Это был мой последний воздушный бой, последний «Мессершмитт», тринадцатый по счету, среди тех самолетов противника, о которых, положа руку на сердце, могу сказать, что сбил лично. Знаю, что наш читатель избалован звонкими цифрами, переваливающими за сотню вражеских самолетов, сбитых Кожедубом и Покрышкиным. Что ж, скептически усмехаясь при описании некоторых подвигов наших асов, не стану лишний раз подвергать сомнению боевые дела этих ребят, начавших воздушные игры с немцами уже в 1943, когда правила были полегче и попроще. Скромно сообщу только свой реальный результат, весьма неплохой, по-моему. А тому, кто посчитает его чересчур скромным, посоветую, хотя не дай Бог ему этого, да и невозможно это в реальной действительности, сбить хотя бы один современный металлический самолет, пилотируя деревянный мотылек типа «И-16». А мне это удавалось. И я этим горжусь. И как считаю, на законных основаниях.

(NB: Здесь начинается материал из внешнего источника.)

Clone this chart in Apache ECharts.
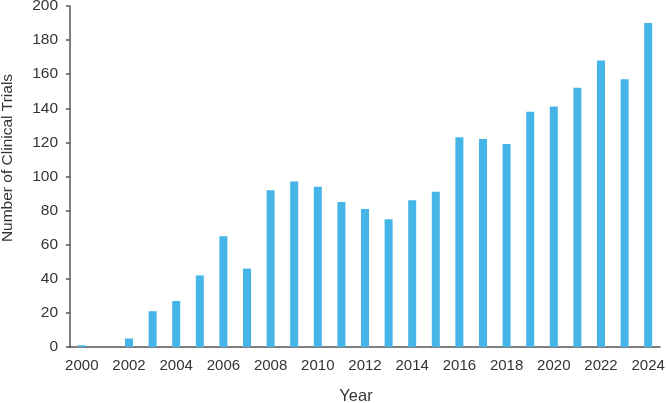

8 мая мне позвонили из политотдела дивизии и сообщили, что война с Германией закончена. Гитлеровская армия капитулировала. Дело было ночью, и я стоял на аэродроме Носислав недалеко от командного пункта полка и не знал, что мне делать: смеяться или плакать? Наутро я организовал и провел полковой митинг, поздравив весь личный состав с Днем Победы. Что творилось в тот день в войсках, уже много раз описано профессиональными писателями, и я ничего к этому добавить по существу, конечно, не могу. Все вокруг кричали: «Ура!». Все стреляли в воздух из пистолетов. Пускали ракеты. Радовались и плакали. Вспоминали погибших в бою близких и родных.

События 9 мая 1945-го года, отмечающегося сейчас, как День Победы, запомнились мне следующими фактами: на нашем аэродроме все веселились, но над ним, грозно ревя моторами, прошли три полка бомбардировочной дивизии, и скоро земля вдали тяжело ухнула. Бомбардировщики возвращались назад — они ходили без всякого прикрытия истребителей, потеряв один самолет, сбитый зенитным огнем противника. Бои шли неподалеку, где продолжала обороняться РОА — Русская Освободительная Армия под командованием генерала Власова. Я вспомнил душный летний день в Чунцине шесть лет назад, пиво из Гонконга, которое мы пили с Власовым в его резиденции — главного военного советника в Китае, в советском посольстве, его наставления: «Ты за все отвечаешь, комиссар»… и вздохнул. Вот где довелось встретиться: на другом континенте, в конце другой войны, по разные линии фронта. Сколько всего прошло за эти шесть лет… А русские продолжали свою давнюю кровавую гражданскую рознь — уже на чужой земле.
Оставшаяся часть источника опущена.